### [Given instruction]
Please copy out exactly, and only, the lines between the line with "Convert this chart to matplotlib code." and the line with "import matplotlib.pyplot as plt", both included. Pictures are to be omitted.

### [Rows from a dataset of charts and code]

• • • • • • •

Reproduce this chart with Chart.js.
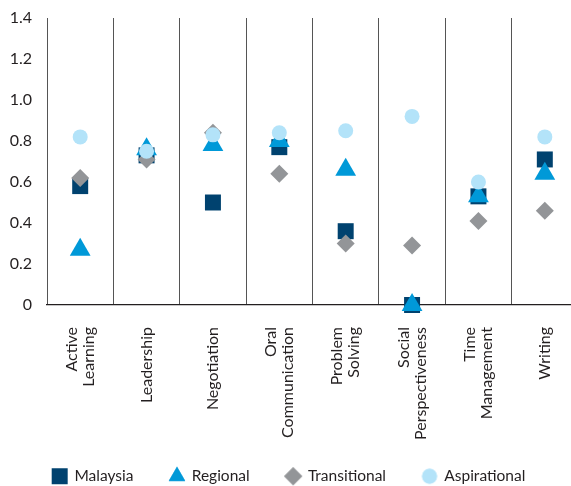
<!DOCTYPE html>
<html>
<head>
<meta charset="utf-8">
<script src="https://cdn.jsdelivr.net/npm/chart.js@4"></script>
<style>
    html, body { margin: 0; padding: 0; background: #fff; overflow: hidden; }
    #skillsChart { display: block; }
</style>
</head>
<body>
<canvas id="skillsChart" width="578" height="486"></canvas>
<script>
const skills = [['Active', 'Learning'], 'Leadership', 'Negotiation', ['Oral', 'Communication'],
    ['Problem', 'Solving'], ['Social', 'Perspectiveness'], ['Time', 'Management'], 'Writing'];
const malaysia = [0.58, 0.73, 0.50, 0.77, 0.36, 0.00, 0.53, 0.71];
const regional = [0.27, 0.76, 0.78, 0.80, 0.66, 0.00, 0.53, 0.64];
const transitional = [0.62, 0.71, 0.84, 0.64, 0.30, 0.29, 0.41, 0.46];
const aspirational = [0.82, 0.75, 0.83, 0.84, 0.85, 0.92, 0.60, 0.82];
const yTicks = [0, 0.2, 0.4, 0.6, 0.8, 1.0, 1.2, 1.4];

const textColor = '#231f20';
const fontFamily = 'Lato, "Noto Sans", sans-serif';

function markerSet(label, data, color, style, radius, order) {
    return {
        label: label,
        data: data,
        showLine: false,
        pointStyle: style,
        pointRadius: radius,
        pointHoverRadius: radius,
        pointBackgroundColor: color,
        pointBorderWidth: 0,
        backgroundColor: color,
        borderColor: color,
        borderWidth: 0,
        clip: false,
        order: order
    };
}

const datasets = [
    markerSet('Malaysia', malaysia, '#00426f', 'rect', 11.3, 4),
    markerSet('Regional', regional, '#0099d8', 'triangle', 12, 3),
    markerSet('Transitional', transitional, '#939598', 'rectRot', 9, 2),
    markerSet('Aspirational', aspirational, '#b3e3f9', 'circle', 7.5, 1)
];

// legend icons: same shapes as the markers, the triangle a bit smaller
const legendRadius = [11.3, 9.5, 9, 7.5];
function legendIcon(ds, i) {
    const c = document.createElement('canvas');
    c.width = 26;
    c.height = 26;
    const ctx = c.getContext('2d');
    ctx.fillStyle = ds.pointBackgroundColor;
    Chart.helpers.drawPoint(ctx, { pointStyle: ds.pointStyle, radius: legendRadius[i], borderWidth: 0 }, 13, 13);
    ctx.fill();
    return c;
}
const icons = datasets.map(legendIcon);

// vertical category names, multi-line names centred on their column
const categoryLabels = {
    id: 'categoryLabels',
    afterDraw(chart) {
        const { ctx, chartArea } = chart;
        const x = chart.scales.x;
        const lineHeight = 17;
        ctx.save();
        ctx.font = '16px ' + fontFamily;
        ctx.fillStyle = textColor;
        ctx.textAlign = 'right';
        ctx.textBaseline = 'middle';
        skills.forEach((label, i) => {
            const lines = [].concat(label);
            ctx.save();
            ctx.translate(x.getPixelForTick(i), chartArea.bottom + 22);
            ctx.rotate(-Math.PI / 2);
            lines.forEach((line, j) => {
                ctx.fillText(line, 0, (j - (lines.length - 1) / 2) * lineHeight);
            });
            ctx.restore();
        });
        ctx.restore();
    }
};

new Chart(document.getElementById('skillsChart'), {
    type: 'line',
    data: { labels: skills, datasets: datasets },
    plugins: [categoryLabels],
    options: {
        responsive: false,
        animation: false,
        events: [],
        layout: { autoPadding: false, padding: { top: 18, left: 0, right: 0, bottom: -8 } },
        plugins: {
            tooltip: { enabled: false },
            legend: {
                position: 'bottom',
                labels: {
                    usePointStyle: true,
                    pointStyleWidth: 14,
                    padding: 36.5,
                    color: textColor,
                    font: { family: fontFamily, size: 15.5 },
                    sort: (a, b) => a.datasetIndex - b.datasetIndex,
                    generateLabels: (chart) => {
                        const items = Chart.defaults.plugins.legend.labels.generateLabels(chart);
                        items.forEach(item => { item.pointStyle = icons[item.datasetIndex]; });
                        return items;
                    }
                }
            }
        },
        scales: {
            x: {
                offset: true,
                grid: { display: true, offset: true, color: '#555555', lineWidth: 1, drawTicks: false },
                border: { display: true, color: textColor, width: 1.2 },
                ticks: { display: false },
                afterFit: (scale) => {
                    scale.height = 127;
                    scale.paddingLeft = 0;
                    scale.paddingRight = 0;
                }
            },
            y: {
                min: 0,
                max: 1.4,
                afterBuildTicks: (scale) => { scale.ticks = yTicks.map(v => ({ value: v })); },
                grid: { display: false, drawTicks: false },
                border: { display: false },
                ticks: {
                    padding: 15,
                    color: textColor,
                    font: { family: fontFamily, size: 16 },
                    callback: (v) => v === 0 ? '0' : v.toFixed(1)
                },
                afterFit: (scale) => {
                    scale.width = 47;
                    scale.paddingTop = 0;
                    scale.paddingBottom = 0;
                }
            }
        }
    }
});
</script>
</body>
</html>
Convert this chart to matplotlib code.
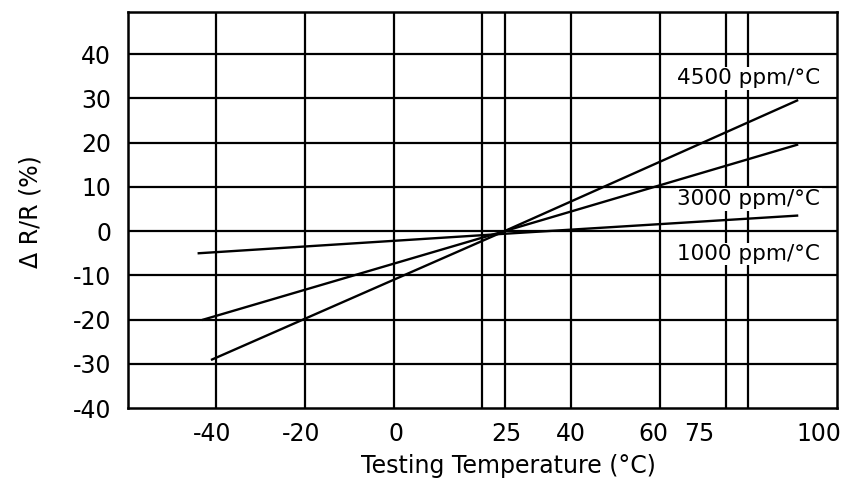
import numpy as np
import matplotlib.pyplot as plt

# Temperature coefficient lines, end points (temp C, dR/R %)
temp_4500 = [-41, 25, 91]
drr_4500 = [-29, 0, 29.5]
temp_3000 = [-43, 25, 91]
drr_3000 = [-20, 0, 19.5]
temp_1000 = [-44, 25, 91]
drr_1000 = [-5, -0.6, 3.5]

line_labels = ['4500 ppm/°C', '3000 ppm/°C', '1000 ppm/°C']
label_y = [34.5, 7.2, -5.2]

# grid lines as printed on the sheet
x_grid = [-40, -20, 0, 20, 25, 40, 60, 75, 80]
y_grid = [-30, -20, -10, 0, 10, 20, 30, 40]

# tick labels (placed where they are printed)
x_tick_pos = [-41, -21, 0.5, 25.5, 40, 58.5, 69, 96]
x_tick_lab = ['-40', '-20', '0', '25', '40', '60', '75', '100']
y_tick_pos = [-40, -30, -20, -10, 0, 10, 20, 30, 40]
y_tick_lab = ['-40', '-30', '-20', '-10', '0', '10', '20', '30', '40']

plt.rcParams['font.family'] = ['DejaVu Sans']

fig = plt.figure(figsize=(8.58, 4.78), dpi=100)
ax = fig.add_axes([0.149, 0.146, 0.8265, 0.829])

for x in x_grid:
    ax.axvline(x, color='black', lw=1.6, zorder=1)
for y in y_grid:
    ax.axhline(y, color='black', lw=1.6, zorder=1)

ax.plot(temp_4500, drr_4500, color='black', lw=1.7, zorder=3)
ax.plot(temp_3000, drr_3000, color='black', lw=1.7, zorder=3)
ax.plot(temp_1000, drr_1000, color='black', lw=1.7, zorder=3)

for lab, y in zip(line_labels, label_y):
    ax.text(64, y, lab, fontsize=15.5, ha='left', va='center', zorder=2,
            bbox=dict(facecolor='white', edgecolor='none', pad=1.0))

ax.set_xlim(-60, 100)
ax.set_ylim(-40, 49.5)

ax.set_xticks(x_tick_pos)
ax.set_xticklabels(x_tick_lab, fontsize=17)
ax.set_yticks(y_tick_pos)
ax.set_yticklabels(y_tick_lab, fontsize=17)
ax.tick_params(axis='x', length=0, pad=10)
ax.tick_params(axis='y', length=0, pad=12)

for s in ax.spines.values():
    s.set_linewidth(1.8)

ax.set_xlabel('Testing Temperature (°C)', fontsize=17)
ax.set_ylabel('Δ R/R (%)', fontsize=17)
ax.xaxis.set_label_coords(0.536, -0.115)
ax.yaxis.set_label_coords(-0.12, 0.495)

fig.savefig('out.png', dpi=100)
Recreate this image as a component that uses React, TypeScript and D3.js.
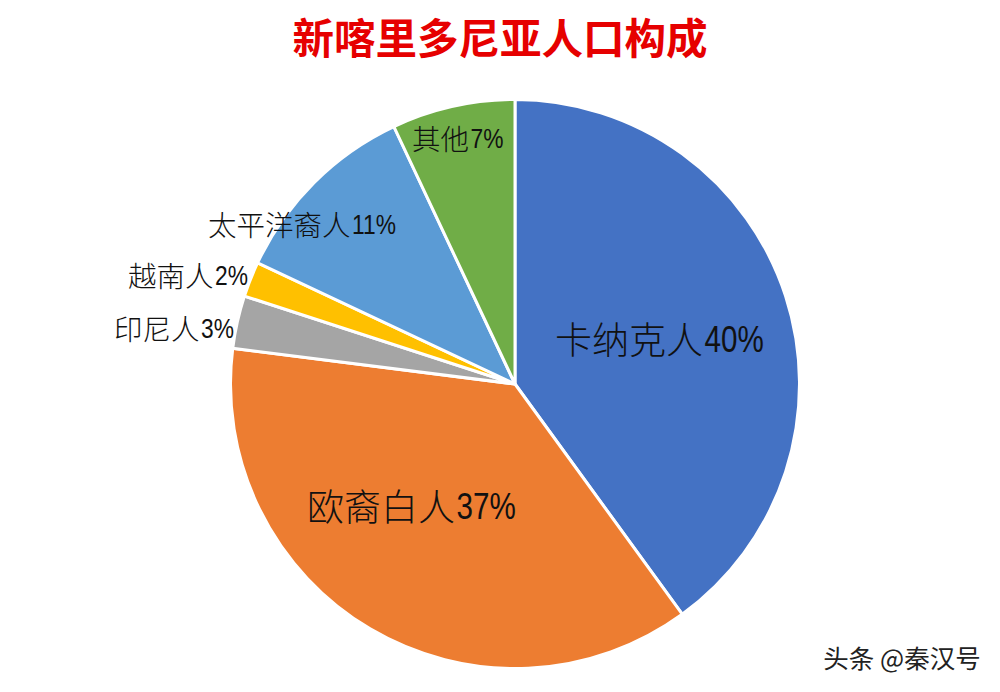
import React from 'react';
import * as d3 from 'd3';

const categories = ['卡纳克人', '欧裔白人', '印尼人', '越南人', '太平洋裔人', '其他'];
const shares = [40, 37, 3, 2, 11, 7];
const colors = ['#4472c4', '#ed7d31', '#a5a5a5', '#ffc000', '#5b9bd5', '#70ad47'];
// label left edge and centre line in chart px, font size
const labelPos: [number, number, number][] = [
  [555, 338, 37],
  [307, 505, 37],
  [114, 327, 28.5],
  [128, 274, 28.5],
  [208, 223, 28.5],
  [412, 137, 28.5],
];

const W = 1000;
const H = 692;
const cx = 515;
const cy = 384;
const radius = 284.5;
const digitSquash = 0.8; // numbers in the source are set condensed
const cjk = '"Noto Sans CJK SC", "Noto Sans", sans-serif';
const latin = '"Liberation Sans", sans-serif';

export default function App() {
  const pie = d3.pie<number>().sort(null)(shares);
  const arc = d3.arc<d3.PieArcDatum<number>>().innerRadius(0).outerRadius(radius);

  return (
    <svg
      width={W}
      height={H}
      viewBox={`0 0 ${W} ${H}`}
      style={{ position: 'fixed', left: 0, top: 0, background: '#fff' }}
    >
      <text x={500} y={54} textAnchor="middle" fontFamily={cjk} fontSize={41.5} fontWeight={700} fill="#e60000">
        新喀里多尼亚人口构成
      </text>
      <g transform={`translate(${cx},${cy})`}>
        {pie.map((d, i) => (
          <path key={categories[i]} d={arc(d) || ''} fill={colors[i]} stroke="#fff" strokeWidth={3} />
        ))}
      </g>
      {categories.map((c, i) => {
        const [x, y, size] = labelPos[i];
        return (
          <g key={c} fill="#111">
            <text x={x} y={y} dominantBaseline="central" fontFamily={cjk} fontSize={size} fontWeight={300}>
              {c}
            </text>
            <text
              transform={`translate(${x + c.length * size + 1.5},${y + 1.5}) scale(${digitSquash},1)`}
              dominantBaseline="central"
              fontFamily={latin}
              fontSize={size}
            >
              {shares[i] + '%'}
            </text>
          </g>
        );
      })}
      <text x={902} y={668} textAnchor="middle" fontFamily={cjk} fontSize={25.5} fill="#222">
        头条 @秦汉号
      </text>
    </svg>
  );
}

• • • • • • •

### [Response]
Convert this chart to matplotlib code.
import numpy as np
import matplotlib.pyplot as plt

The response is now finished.